■ **AIM**:
Write out each line that follows exactly as it stands, without the pictures.

■ **DATASET CONTENT**:
--------------------------------------------------
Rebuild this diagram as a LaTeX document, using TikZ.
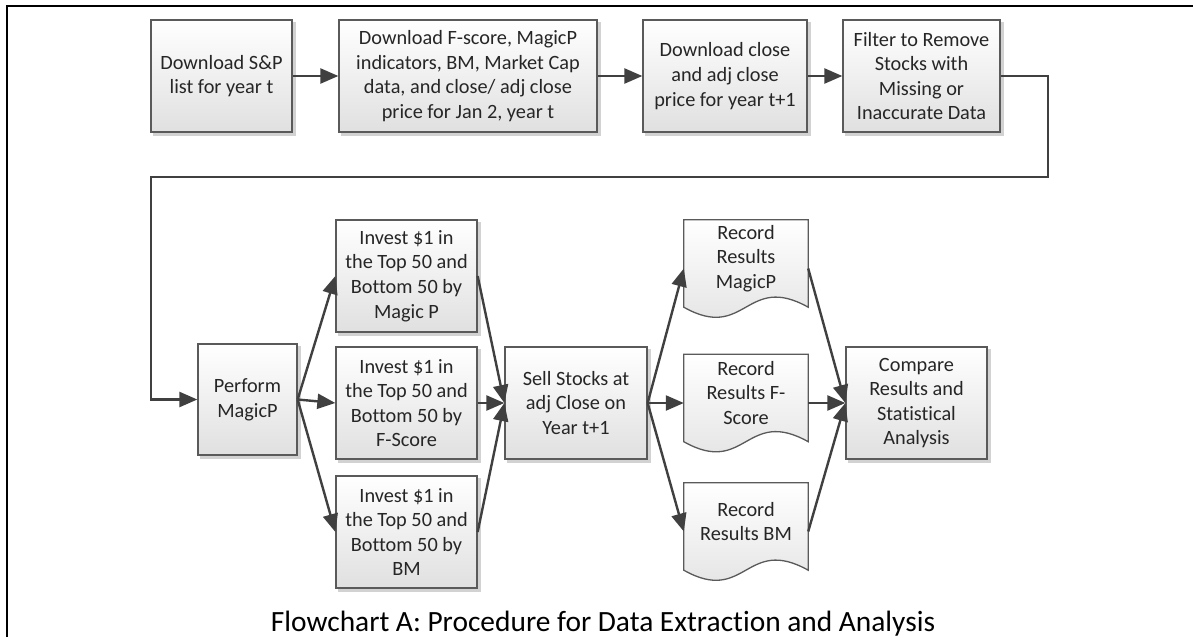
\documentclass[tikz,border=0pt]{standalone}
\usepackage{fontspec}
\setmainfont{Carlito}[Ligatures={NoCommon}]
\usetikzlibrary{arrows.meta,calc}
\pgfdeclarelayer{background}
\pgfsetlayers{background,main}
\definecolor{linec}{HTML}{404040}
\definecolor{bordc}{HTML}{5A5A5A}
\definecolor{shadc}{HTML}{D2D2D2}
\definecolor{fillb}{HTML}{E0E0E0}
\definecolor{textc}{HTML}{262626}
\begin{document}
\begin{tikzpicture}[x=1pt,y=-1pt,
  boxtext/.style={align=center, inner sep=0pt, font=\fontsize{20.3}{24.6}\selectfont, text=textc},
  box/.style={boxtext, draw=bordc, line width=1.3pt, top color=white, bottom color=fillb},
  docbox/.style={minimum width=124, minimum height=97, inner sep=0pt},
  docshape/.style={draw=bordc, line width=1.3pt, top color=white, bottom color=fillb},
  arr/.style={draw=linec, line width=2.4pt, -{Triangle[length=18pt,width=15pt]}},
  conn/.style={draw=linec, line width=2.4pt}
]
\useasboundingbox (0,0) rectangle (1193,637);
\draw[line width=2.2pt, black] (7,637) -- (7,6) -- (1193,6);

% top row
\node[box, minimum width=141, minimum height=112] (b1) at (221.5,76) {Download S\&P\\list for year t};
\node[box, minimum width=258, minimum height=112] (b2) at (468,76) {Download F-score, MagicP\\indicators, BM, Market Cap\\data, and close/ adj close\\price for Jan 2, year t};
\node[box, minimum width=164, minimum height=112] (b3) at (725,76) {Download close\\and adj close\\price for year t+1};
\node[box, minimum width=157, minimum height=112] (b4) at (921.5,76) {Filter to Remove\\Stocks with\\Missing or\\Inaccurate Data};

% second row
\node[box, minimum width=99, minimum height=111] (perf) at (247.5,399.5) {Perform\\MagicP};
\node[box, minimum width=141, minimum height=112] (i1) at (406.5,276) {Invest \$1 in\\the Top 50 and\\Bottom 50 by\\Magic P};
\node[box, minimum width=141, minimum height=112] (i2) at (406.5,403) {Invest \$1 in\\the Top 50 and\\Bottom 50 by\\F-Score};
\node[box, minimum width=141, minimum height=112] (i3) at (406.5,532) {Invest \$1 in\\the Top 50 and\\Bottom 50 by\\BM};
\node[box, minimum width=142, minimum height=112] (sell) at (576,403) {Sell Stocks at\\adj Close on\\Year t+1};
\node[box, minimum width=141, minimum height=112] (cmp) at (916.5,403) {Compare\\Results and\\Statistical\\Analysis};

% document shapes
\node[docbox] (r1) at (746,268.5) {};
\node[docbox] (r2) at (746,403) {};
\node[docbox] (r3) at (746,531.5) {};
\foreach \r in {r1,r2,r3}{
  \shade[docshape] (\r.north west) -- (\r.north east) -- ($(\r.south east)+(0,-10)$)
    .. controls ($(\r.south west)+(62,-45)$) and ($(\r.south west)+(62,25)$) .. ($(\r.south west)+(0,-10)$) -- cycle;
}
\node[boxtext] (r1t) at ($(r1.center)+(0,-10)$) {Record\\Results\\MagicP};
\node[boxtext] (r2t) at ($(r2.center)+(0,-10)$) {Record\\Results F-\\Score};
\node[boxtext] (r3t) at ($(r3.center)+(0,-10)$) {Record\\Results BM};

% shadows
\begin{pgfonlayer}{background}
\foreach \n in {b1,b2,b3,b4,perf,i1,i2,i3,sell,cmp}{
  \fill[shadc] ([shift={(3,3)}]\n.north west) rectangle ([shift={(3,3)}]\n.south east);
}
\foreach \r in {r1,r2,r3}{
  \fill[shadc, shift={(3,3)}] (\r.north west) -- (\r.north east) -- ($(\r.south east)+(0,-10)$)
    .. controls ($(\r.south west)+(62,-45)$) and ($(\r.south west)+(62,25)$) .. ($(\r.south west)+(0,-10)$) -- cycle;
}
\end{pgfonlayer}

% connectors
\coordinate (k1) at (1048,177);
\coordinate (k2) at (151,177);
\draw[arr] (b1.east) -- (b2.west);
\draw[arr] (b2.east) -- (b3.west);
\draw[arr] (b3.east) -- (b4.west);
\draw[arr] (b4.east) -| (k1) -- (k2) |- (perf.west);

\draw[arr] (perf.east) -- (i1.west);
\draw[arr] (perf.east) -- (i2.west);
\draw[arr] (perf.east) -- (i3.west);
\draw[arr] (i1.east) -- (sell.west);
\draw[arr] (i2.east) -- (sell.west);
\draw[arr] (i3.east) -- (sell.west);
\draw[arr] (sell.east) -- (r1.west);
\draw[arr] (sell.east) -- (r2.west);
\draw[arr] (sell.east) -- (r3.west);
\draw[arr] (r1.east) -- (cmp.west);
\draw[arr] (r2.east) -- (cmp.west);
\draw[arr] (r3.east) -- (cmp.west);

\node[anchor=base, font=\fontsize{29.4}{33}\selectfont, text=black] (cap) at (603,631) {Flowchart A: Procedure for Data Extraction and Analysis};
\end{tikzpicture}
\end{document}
--------------------------------------------------
■ **EXPECTED OUTPUT**:
Rebuild this diagram as a LaTeX document, using TikZ.
\documentclass[tikz,border=0pt]{standalone}
\usepackage{fontspec}
\setmainfont{Carlito}[Ligatures={NoCommon}]
\usetikzlibrary{arrows.meta,calc}
\pgfdeclarelayer{background}
\pgfsetlayers{background,main}
\definecolor{linec}{HTML}{404040}
\definecolor{bordc}{HTML}{5A5A5A}
\definecolor{shadc}{HTML}{D2D2D2}
\definecolor{fillb}{HTML}{E0E0E0}
\definecolor{textc}{HTML}{262626}
\begin{document}
\begin{tikzpicture}[x=1pt,y=-1pt,
  boxtext/.style={align=center, inner sep=0pt, font=\fontsize{20.3}{24.6}\selectfont, text=textc},
  box/.style={boxtext, draw=bordc, line width=1.3pt, top color=white, bottom color=fillb},
  docbox/.style={minimum width=124, minimum height=97, inner sep=0pt},
  docshape/.style={draw=bordc, line width=1.3pt, top color=white, bottom color=fillb},
  arr/.style={draw=linec, line width=2.4pt, -{Triangle[length=18pt,width=15pt]}},
  conn/.style={draw=linec, line width=2.4pt}
]
\useasboundingbox (0,0) rectangle (1193,637);
\draw[line width=2.2pt, black] (7,637) -- (7,6) -- (1193,6);

% top row
\node[box, minimum width=141, minimum height=112] (b1) at (221.5,76) {Download S\&P\\list for year t};
\node[box, minimum width=258, minimum height=112] (b2) at (468,76) {Download F-score, MagicP\\indicators, BM, Market Cap\\data, and close/ adj close\\price for Jan 2, year t};
\node[box, minimum width=164, minimum height=112] (b3) at (725,76) {Download close\\and adj close\\price for year t+1};
\node[box, minimum width=157, minimum height=112] (b4) at (921.5,76) {Filter to Remove\\Stocks with\\Missing or\\Inaccurate Data};

% second row
\node[box, minimum width=99, minimum height=111] (perf) at (247.5,399.5) {Perform\\MagicP};
\node[box, minimum width=141, minimum height=112] (i1) at (406.5,276) {Invest \$1 in\\the Top 50 and\\Bottom 50 by\\Magic P};
\node[box, minimum width=141, minimum height=112] (i2) at (406.5,403) {Invest \$1 in\\the Top 50 and\\Bottom 50 by\\F-Score};
\node[box, minimum width=141, minimum height=112] (i3) at (406.5,532) {Invest \$1 in\\the Top 50 and\\Bottom 50 by\\BM};
\node[box, minimum width=142, minimum height=112] (sell) at (576,403) {Sell Stocks at\\adj Close on\\Year t+1};
\node[box, minimum width=141, minimum height=112] (cmp) at (916.5,403) {Compare\\Results and\\Statistical\\Analysis};

% document shapes
\node[docbox] (r1) at (746,268.5) {};
\node[docbox] (r2) at (746,403) {};
\node[docbox] (r3) at (746,531.5) {};
\foreach \r in {r1,r2,r3}{
  \shade[docshape] (\r.north west) -- (\r.north east) -- ($(\r.south east)+(0,-10)$)
    .. controls ($(\r.south west)+(62,-45)$) and ($(\r.south west)+(62,25)$) .. ($(\r.south west)+(0,-10)$) -- cycle;
}
\node[boxtext] (r1t) at ($(r1.center)+(0,-10)$) {Record\\Results\\MagicP};
\node[boxtext] (r2t) at ($(r2.center)+(0,-10)$) {Record\\Results F-\\Score};
\node[boxtext] (r3t) at ($(r3.center)+(0,-10)$) {Record\\Results BM};

% shadows
\begin{pgfonlayer}{background}
\foreach \n in {b1,b2,b3,b4,perf,i1,i2,i3,sell,cmp}{
  \fill[shadc] ([shift={(3,3)}]\n.north west) rectangle ([shift={(3,3)}]\n.south east);
}
\foreach \r in {r1,r2,r3}{
  \fill[shadc, shift={(3,3)}] (\r.north west) -- (\r.north east) -- ($(\r.south east)+(0,-10)$)
    .. controls ($(\r.south west)+(62,-45)$) and ($(\r.south west)+(62,25)$) .. ($(\r.south west)+(0,-10)$) -- cycle;
}
\end{pgfonlayer}

% connectors
\coordinate (k1) at (1048,177);
\coordinate (k2) at (151,177);
\draw[arr] (b1.east) -- (b2.west);
\draw[arr] (b2.east) -- (b3.west);
\draw[arr] (b3.east) -- (b4.west);
\draw[arr] (b4.east) -| (k1) -- (k2) |- (perf.west);

\draw[arr] (perf.east) -- (i1.west);
\draw[arr] (perf.east) -- (i2.west);
\draw[arr] (perf.east) -- (i3.west);
\draw[arr] (i1.east) -- (sell.west);
\draw[arr] (i2.east) -- (sell.west);
\draw[arr] (i3.east) -- (sell.west);
\draw[arr] (sell.east) -- (r1.west);
\draw[arr] (sell.east) -- (r2.west);
\draw[arr] (sell.east) -- (r3.west);
\draw[arr] (r1.east) -- (cmp.west);
\draw[arr] (r2.east) -- (cmp.west);
\draw[arr] (r3.east) -- (cmp.west);

\node[anchor=base, font=\fontsize{29.4}{33}\selectfont, text=black] (cap) at (603,631) {Flowchart A: Procedure for Data Extraction and Analysis};
\end{tikzpicture}
\end{document}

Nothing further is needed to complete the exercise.